Actor Darren Criss, who won Best Performance by an Actor in a Limited Series or Motion Picture Made for Television award for “The Assassination of Gianni Versace: American Crime Story”, acknowledged the wave of change as he said “this has been a marvelous year for representation in Hollywood”.
“I am so enormously proud to be a teeny, tiny part of that as the son of a firecracker Filipino woman from Cebu that dreamed of coming to this country and getting to be invited to cool parties like this,” Criss added.
Girl power, women empowerment and the need to stand with one another were other themes which kept the spark of activism at the ceremony ignited. A slew of celebrities also flaunted new ‘Time’s Up x2’ wristbands and ribbons in support of the movement.
Actress Regina King accepted the statuette in Best Performance by an Actress in a Supporting Role category for “If Beale Street Could Talk” with a promise to produce projects with 50 per cent women.
“I’m going to use my platform to say right now that in the next two years, everything that I produce and I am making a vow and it’s going to be tough to make sure that everything that I produce, that it’s 50 per cent women,” she said, throwing in a challenge for “anyone out there who is in a position of power, not just in our industry, in all industries”.
“I challenge you to challenge yourselves and stand with us in solidarity and do the same,” King concluded.
In an evening in which inclusion and representation were frequently brought up in speeches, actress Glenn Close, while accepting the Best Actress in a Motion Picture, Drama category for her role in “The Wife”, urged women to chase dreams.
“We have to follow our dreams.
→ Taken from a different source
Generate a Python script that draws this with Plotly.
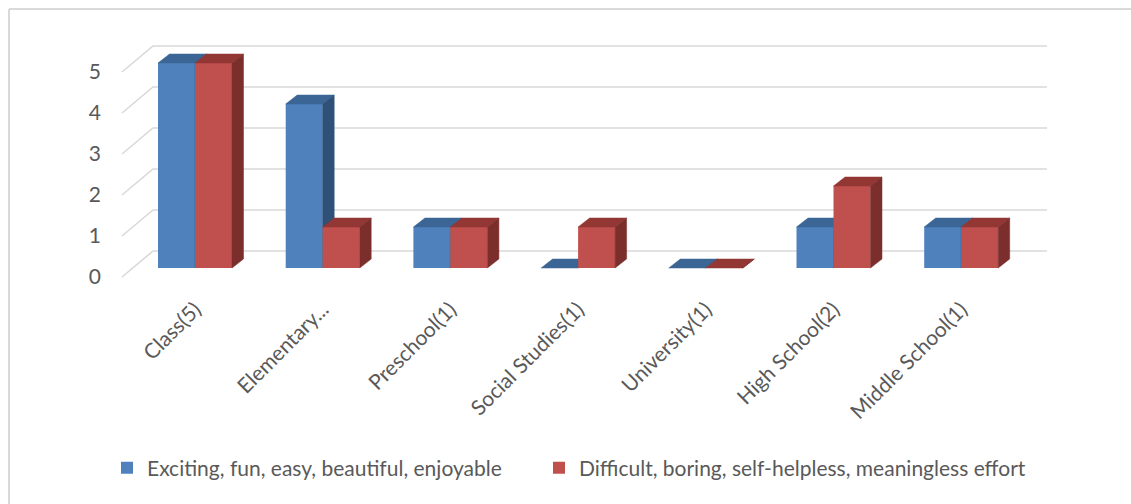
import plotly.graph_objects as go

# ---- data -------------------------------------------------------------
categories = ["Class(5)", "Elementary...", "Preschool(1)", "Social Studies(1)",
              "University(1)", "High School(2)", "Middle School(1)"]
positive = [5, 4, 1, 0, 0, 1, 1]
negative = [5, 1, 1, 1, 0, 2, 1]
series_names = ["Exciting, fun, easy, beautiful, enjoyable",
                "Difficult, boring, self-helpless, meaningless effort"]
y_ticks = [0, 1, 2, 3, 4, 5]

# ---- geometry (pixels) -------------------------------------------------
W, H = 1131, 504
PL, PR, PT, PB = 118, 1047, 40, 290      # plot frame
X0_PX, STEP_PX = 195, 127.7              # centre of first group, group pitch
BASE_PX, UNIT_PX = 268, 41.0             # value 0 on bar front plane, px per unit
BAR_PX = 37                              # width of one bar face
DEPTH_X_PX, DEPTH_Y_PX = 11.5, 9         # 3-D depth of a bar
WALL_FRONT_X, WALL_BACK_X = 122, 153     # floor/wall diagonal ends
WALL_FRONT_DY, WALL_BACK_DY = -9, 17     # wall offsets relative to bar plane

x_range = [(PL - X0_PX) / STEP_PX, (PR - X0_PX) / STEP_PX]
y_range = [(BASE_PX - PB) / UNIT_PX, (BASE_PX - PT) / UNIT_PX]
BW = BAR_PX / STEP_PX
DX = DEPTH_X_PX / STEP_PX
DY = DEPTH_Y_PX / UNIT_PX
front_off = WALL_FRONT_DY / UNIT_PX
back_off = WALL_BACK_DY / UNIT_PX
xf = (WALL_FRONT_X - X0_PX) / STEP_PX
xb = (WALL_BACK_X - X0_PX) / STEP_PX

FONT = "Lato"
TXT = "#595959"
GRID = "#d9d9d9"

styles = [
    dict(front="#4F81BD", top="#3B6594", side="#2F5179", offset=-BW, legend="legend"),
    dict(front="#C0504D", top="#933735", side="#7B2E2C", offset=0.0, legend="legend2"),
]


def faces(values, offset):
    """Polygons for the top and right-side faces of each bar."""
    tx, ty, sx, sy = [], [], [], []
    for i, v in enumerate(values):
        l = i + offset
        r = l + BW
        tx += [l, r, r + DX, l + DX, l, None]
        ty += [v, v, v + DY, v + DY, v, None]
        sx += [r, r, r + DX, r + DX, r, None]
        sy += [0, v, v + DY, DY, 0, None]
    return tx, ty, sx, sy


fig = go.Figure()
idx = list(range(len(categories)))
for k, (vals, name, st) in enumerate(zip([positive, negative], series_names, styles)):
    xa = "x" if k == 0 else "x2"
    ya = "y" if k == 0 else "y2"
    fig.add_trace(go.Bar(
        x=idx, y=vals, name=name, offset=st["offset"], width=BW,
        marker=dict(color=st["front"], line=dict(width=0)),
        xaxis=xa, yaxis=ya, legend=st["legend"], hoverinfo="skip"))
    tx, ty, sx, sy = faces(vals, st["offset"])
    fig.add_trace(go.Scatter(x=tx, y=ty, mode="lines", fill="toself",
                             fillcolor=st["top"], line=dict(color=st["top"], width=0.5),
                             showlegend=False, xaxis=xa, yaxis=ya, hoverinfo="skip"))
    fig.add_trace(go.Scatter(x=sx, y=sy, mode="lines", fill="toself",
                             fillcolor=st["side"], line=dict(color=st["side"], width=0.5),
                             showlegend=False, xaxis=xa, yaxis=ya, hoverinfo="skip"))

# back-wall gridlines with their diagonal returns to the front edge
shapes = []
for t in y_ticks:
    shapes.append(dict(
        type="path", xref="x", yref="y", layer="below",
        path=f"M {xf},{t + front_off} L {xb},{t + back_off} L {x_range[1]},{t + back_off}",
        line=dict(color=GRID, width=1.6)))


def px_to_paper(px, py):
    return (px - PL) / (PR - PL), (PB - py) / (PB - PT)


# chart frame (top and left edges)
x9, y9 = px_to_paper(9, 9)
xW, yH = px_to_paper(W, H)
shapes.append(dict(type="line", xref="paper", yref="paper", x0=x9, x1=x9, y0=y9, y1=yH,
                   line=dict(color=GRID, width=2)))
shapes.append(dict(type="line", xref="paper", yref="paper", x0=x9, x1=xW, y0=y9, y1=y9,
                   line=dict(color=GRID, width=2)))

legend_common = dict(orientation="h", xref="container", yref="container",
                     xanchor="left", y=1 - 468 / H, yanchor="middle",
                     font=dict(family=FONT, size=21, color=TXT),
                     itemclick=False, itemdoubleclick=False, bgcolor="rgba(0,0,0,0)")

fig.update_layout(
    width=W, height=H,
    margin=dict(l=PL, r=W - PR, t=PT, b=H - PB),
    paper_bgcolor="white", plot_bgcolor="white",
    font=dict(family=FONT, size=21, color=TXT),
    shapes=shapes,
    showlegend=True,
    legend=dict(x=107 / W, **legend_common),
    legend2=dict(x=539 / W, **legend_common),
    xaxis=dict(range=x_range, tickmode="array", tickvals=idx, ticktext=categories,
               tickangle=-45, showgrid=False, zeroline=False, showline=False,
               ticks="", automargin=False, fixedrange=True, ticklabelstandoff=2),
    yaxis=dict(range=y_range, tickmode="array",
               tickvals=[t + front_off for t in y_ticks], ticktext=[str(t) for t in y_ticks],
               showgrid=False, zeroline=False, showline=False, ticks="",
               automargin=False, fixedrange=True, ticklabelstandoff=16),
    xaxis2=dict(range=x_range, overlaying="x", visible=False, fixedrange=True),
    yaxis2=dict(range=y_range, overlaying="y", visible=False, fixedrange=True),
)

fig.write_html("out.html", config={"displayModeBar": False})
We have to say, ‘I can do that and I should be allowed to do that’,” she said in a speech which earned the loudest applause at the ceremony, which honours the best of films and television.
Actress Rachel Brosnahan, who won Best Performance by an Actress in a Television Series, Musical or Comedy award for “The Marvelous Mrs. Maisel”, also celebrated the women of the series while accepting her award.
Actor Christian Bale scored a Best Actor in a Motion Picture, Musical or Comedy victory for his performance as former US vice president Dick Cheney in “Vice”. “The Favourite’s” Olivia Colman was honoured with Best Actress in a Motion Picture, Musical or Comedy award.
This year’s awards ceremony also marked the debut of Carol Burnett Award — a Lifetime Achievement in Television recognition. Comedy icon Carol Burnett, who has made the audience laugh for decades altogether, became the eponymous award’s inaugural recipient.
Actor Jeff Bridges, whose showbiz career spans six decades, was feted with the prestigious Cecil B. DeMille Award. He expressed gratitude and said artistes can create a difference.